By active monitoring I am referring to testing a website on a regular interval and potentially from several locations to see if it is working and how long it takes to load (and bundled in with that the alarming, reporting, etc. that goes with it).
Active monitoring has some pretty strong benefits over any alternatives right now:
- Rich debugging information (resource-level timing, full access to headers and network-level diagnostics)
- Consistency - the test conditions do not vary from one test to the next so there is minimal "noise"
- Predictability - you control the frequency and timing of the tests
- Low-latency alerting - you can get notified within minutes of an event/issue (assuming it is detected)
- You only have visibility into the systems/pages that you test (which is usually a TINY fraction of what your users actually use)
- It's expensive. You usually end up picking a few key pages/systems to monitor to keep costs under control
- The more you test, the more load you put on the systems you are monitoring (capacity that should be going to serve your users)
- You can only test from a "representative" set of locations, not everywhere your users actually visit from. This may not seem important if you only serve content from one location, but do you use a CDN? Do you serve ads or use 3rd-party widgets that are served from a CDN? If so then there is no way that you are actually able to test every path your users use to get your content
- The performance is never representative of what the users see. Usually monitoring is done from backbone connections that are close to CDN POPs. Even if you spring for testing on real end-user connections ($$$$) you have to pick a small subset of connection types. You users visit from office connections, home ISP connections, mobile, satellite and over various different connections even within the house.

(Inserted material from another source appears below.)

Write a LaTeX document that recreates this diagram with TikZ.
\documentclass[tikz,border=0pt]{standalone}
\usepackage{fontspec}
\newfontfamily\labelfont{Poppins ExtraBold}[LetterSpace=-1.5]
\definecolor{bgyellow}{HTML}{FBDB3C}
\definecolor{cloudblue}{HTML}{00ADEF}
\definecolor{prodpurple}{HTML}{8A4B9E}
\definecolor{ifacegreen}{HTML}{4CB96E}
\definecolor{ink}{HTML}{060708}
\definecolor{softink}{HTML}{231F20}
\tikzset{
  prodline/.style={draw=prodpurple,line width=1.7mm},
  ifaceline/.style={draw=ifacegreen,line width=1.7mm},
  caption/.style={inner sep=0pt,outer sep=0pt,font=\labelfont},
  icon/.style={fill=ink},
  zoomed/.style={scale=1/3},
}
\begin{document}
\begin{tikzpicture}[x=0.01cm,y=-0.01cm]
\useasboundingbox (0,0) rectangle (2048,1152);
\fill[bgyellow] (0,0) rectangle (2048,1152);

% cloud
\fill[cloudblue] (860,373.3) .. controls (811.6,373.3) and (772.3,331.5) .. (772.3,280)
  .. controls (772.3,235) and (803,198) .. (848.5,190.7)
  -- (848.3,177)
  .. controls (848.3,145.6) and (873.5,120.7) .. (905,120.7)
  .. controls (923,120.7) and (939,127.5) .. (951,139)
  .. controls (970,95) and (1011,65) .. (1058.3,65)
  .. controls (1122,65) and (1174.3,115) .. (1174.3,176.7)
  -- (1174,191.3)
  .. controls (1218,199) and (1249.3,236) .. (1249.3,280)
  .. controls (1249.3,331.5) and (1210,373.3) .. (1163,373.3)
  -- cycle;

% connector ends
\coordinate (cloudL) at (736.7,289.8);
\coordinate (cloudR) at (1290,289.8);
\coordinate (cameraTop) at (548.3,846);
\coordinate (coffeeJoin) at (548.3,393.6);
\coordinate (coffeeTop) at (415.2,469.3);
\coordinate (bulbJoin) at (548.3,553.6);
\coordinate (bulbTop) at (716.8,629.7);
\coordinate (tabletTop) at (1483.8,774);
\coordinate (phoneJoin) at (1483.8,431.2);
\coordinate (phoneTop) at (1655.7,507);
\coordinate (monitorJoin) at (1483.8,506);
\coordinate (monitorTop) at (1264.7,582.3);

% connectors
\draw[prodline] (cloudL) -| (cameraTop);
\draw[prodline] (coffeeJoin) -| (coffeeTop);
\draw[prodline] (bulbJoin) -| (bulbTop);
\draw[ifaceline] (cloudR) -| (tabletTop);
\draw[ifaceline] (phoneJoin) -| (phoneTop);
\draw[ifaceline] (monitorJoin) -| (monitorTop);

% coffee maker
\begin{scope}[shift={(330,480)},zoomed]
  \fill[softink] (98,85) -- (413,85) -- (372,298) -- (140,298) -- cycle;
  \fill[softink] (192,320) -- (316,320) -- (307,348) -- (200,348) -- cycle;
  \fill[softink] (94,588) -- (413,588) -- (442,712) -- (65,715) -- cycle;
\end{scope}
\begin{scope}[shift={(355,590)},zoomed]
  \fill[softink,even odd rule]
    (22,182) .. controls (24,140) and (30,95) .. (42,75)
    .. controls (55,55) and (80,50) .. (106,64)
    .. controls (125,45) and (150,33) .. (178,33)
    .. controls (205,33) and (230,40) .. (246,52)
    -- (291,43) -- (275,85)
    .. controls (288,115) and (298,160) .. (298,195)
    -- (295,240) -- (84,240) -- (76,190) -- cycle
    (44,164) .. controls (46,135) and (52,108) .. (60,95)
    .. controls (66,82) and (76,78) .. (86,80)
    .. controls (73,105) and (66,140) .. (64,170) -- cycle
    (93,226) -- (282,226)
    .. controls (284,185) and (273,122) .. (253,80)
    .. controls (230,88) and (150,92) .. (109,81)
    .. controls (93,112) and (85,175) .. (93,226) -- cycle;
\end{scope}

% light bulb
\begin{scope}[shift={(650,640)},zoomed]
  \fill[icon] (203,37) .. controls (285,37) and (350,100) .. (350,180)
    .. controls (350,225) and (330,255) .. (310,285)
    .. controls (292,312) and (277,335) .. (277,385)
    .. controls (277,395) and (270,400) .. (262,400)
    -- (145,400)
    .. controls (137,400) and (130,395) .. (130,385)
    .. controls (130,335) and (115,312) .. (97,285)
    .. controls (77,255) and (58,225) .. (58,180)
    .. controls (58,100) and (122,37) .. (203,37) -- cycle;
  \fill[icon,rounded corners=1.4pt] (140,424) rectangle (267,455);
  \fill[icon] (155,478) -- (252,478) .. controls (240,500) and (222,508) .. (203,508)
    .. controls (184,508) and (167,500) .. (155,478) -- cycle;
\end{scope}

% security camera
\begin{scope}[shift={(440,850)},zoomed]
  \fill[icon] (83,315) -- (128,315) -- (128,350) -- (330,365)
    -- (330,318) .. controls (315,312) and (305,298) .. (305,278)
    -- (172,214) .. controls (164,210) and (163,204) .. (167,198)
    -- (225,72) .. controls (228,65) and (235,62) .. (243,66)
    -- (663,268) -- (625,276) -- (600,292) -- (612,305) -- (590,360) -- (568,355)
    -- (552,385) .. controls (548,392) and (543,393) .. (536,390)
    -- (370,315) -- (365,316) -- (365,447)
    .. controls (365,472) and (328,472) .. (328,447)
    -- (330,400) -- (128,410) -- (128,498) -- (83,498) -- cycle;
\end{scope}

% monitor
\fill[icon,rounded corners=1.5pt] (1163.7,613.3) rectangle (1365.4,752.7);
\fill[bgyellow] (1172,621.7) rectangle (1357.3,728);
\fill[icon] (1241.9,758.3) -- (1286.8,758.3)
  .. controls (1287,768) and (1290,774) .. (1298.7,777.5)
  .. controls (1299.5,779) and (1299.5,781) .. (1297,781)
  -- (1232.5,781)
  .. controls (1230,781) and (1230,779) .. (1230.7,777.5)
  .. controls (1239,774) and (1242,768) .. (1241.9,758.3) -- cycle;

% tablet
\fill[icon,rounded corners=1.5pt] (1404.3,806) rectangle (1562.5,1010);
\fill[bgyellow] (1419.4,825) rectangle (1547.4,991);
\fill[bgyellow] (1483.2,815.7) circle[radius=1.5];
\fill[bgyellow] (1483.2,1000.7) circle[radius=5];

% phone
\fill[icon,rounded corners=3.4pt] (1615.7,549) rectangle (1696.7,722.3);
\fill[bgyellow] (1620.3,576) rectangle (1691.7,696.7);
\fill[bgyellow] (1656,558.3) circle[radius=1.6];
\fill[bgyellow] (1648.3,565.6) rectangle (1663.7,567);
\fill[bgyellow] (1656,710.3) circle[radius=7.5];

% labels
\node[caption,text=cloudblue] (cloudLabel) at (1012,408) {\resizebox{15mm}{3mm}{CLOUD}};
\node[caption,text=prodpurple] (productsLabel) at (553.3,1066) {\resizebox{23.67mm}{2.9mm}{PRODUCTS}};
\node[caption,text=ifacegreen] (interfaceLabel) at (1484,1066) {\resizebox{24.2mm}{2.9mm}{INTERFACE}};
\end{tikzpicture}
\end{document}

There are several different advances that are converging that will make it possible to collect, report and act on REAL end user data (Real User Monitoring - RUM). There are several issues with using data from the field but between advances in the browsers and Big Data they are on the verge of being solved:
First off, getting the rich diagnostic information from the field. Monitoring is useless if you can't identify the cause of a problem and historically you have had very little insight into what is going on inside of a browser. That all started to change last year when the W3C Web Performance Working Group formed. They are working on defining standards for browser to expose rich diagnostic/timing information to the pages. The first spec that has been implemented is the Navigation Timing standard which exposes information at a page-level about the timings of various browser actions. The Navigation Timing spec has already been implemented in IE9 and Chrome and will be coming soon in the other major browsers. Even more interesting will be the Resource Timing standard which will expose information about every resource that is loaded.
HTML5 also opens up the possibility to store data in local storage in the case where a failure can't be reported (to allow for it to be reported later) and for pages that leverage the Application Cache you can even run completely offline and detect failures to reach the site in the first place.

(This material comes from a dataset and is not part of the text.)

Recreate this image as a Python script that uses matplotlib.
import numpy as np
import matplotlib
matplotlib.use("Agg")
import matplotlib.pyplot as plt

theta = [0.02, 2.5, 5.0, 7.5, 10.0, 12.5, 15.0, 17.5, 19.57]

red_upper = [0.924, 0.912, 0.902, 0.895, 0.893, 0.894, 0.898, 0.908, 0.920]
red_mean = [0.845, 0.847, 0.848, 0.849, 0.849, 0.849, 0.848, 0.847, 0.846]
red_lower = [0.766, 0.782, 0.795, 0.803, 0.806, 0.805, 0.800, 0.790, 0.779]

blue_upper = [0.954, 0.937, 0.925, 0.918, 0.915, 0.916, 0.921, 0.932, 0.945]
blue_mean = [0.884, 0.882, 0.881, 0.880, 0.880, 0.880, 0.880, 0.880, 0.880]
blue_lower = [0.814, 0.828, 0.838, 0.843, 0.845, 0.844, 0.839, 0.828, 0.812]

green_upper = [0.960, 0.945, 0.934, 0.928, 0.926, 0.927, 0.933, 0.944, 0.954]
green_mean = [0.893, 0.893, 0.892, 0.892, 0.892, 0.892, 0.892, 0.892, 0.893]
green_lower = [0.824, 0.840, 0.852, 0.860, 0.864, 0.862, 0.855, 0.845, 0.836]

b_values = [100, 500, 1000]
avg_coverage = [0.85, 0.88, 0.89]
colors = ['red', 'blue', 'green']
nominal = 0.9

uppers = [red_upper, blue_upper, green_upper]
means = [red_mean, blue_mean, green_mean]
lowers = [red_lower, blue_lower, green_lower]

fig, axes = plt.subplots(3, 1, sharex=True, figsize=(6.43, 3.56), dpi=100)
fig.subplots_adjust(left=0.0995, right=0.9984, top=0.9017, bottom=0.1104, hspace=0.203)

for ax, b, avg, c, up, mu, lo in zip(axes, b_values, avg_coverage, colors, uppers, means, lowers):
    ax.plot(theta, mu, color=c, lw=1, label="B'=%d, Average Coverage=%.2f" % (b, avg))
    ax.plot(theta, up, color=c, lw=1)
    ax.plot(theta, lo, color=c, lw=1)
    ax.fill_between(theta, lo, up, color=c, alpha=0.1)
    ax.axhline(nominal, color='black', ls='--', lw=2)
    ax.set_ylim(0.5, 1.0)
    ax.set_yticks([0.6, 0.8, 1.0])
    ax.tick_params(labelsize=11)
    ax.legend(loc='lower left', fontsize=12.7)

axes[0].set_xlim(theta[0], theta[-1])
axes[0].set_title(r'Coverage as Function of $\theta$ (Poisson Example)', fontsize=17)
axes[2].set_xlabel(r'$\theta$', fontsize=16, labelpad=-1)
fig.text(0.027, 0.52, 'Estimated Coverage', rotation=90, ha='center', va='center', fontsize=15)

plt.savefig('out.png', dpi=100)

OK, so we will be able to get the rich diagnostics from the field (and collect data from the real user sessions so you get coverage on everything the users do on your site, from everywhere they visit, etc) - that's a lot of data, what do you do with it?
Big Data to the rescue. Data storage and analysis for huge data sets has started to explode. Primarily driven by hadoop but there are tons of commercial companies and services entering the space. It's already possible to store, process and analyze petabytes (and more) very efficiently and things are only going to improve. We are quickly evolving towards a world where we collect everything and then slice and dice it later. That's pretty much exactly what you need to do with field data to investigate trends or dig into issues.
Why 2-5 years and not now?
Adoption. Browsers that support the new standards will take a while to reach critical mass (and the Resource timing spec isn't defined yet). There are also no services or toolkits yet that do good field monitoring so it will take a while for those to evolve and mature.
I'm curious to see if the traditional beacon services (omniture, comscore, etc) step into this space, if the traditional monitoring providers adapt or if a new breed of startups catches them all off guard. I am a little surprised that most of the participation in the standards process is coming from the browser vendors themselves trying to anticipate how the data would be used - I'd expect to see more of the monitoring services playing an active role if it was on their radar.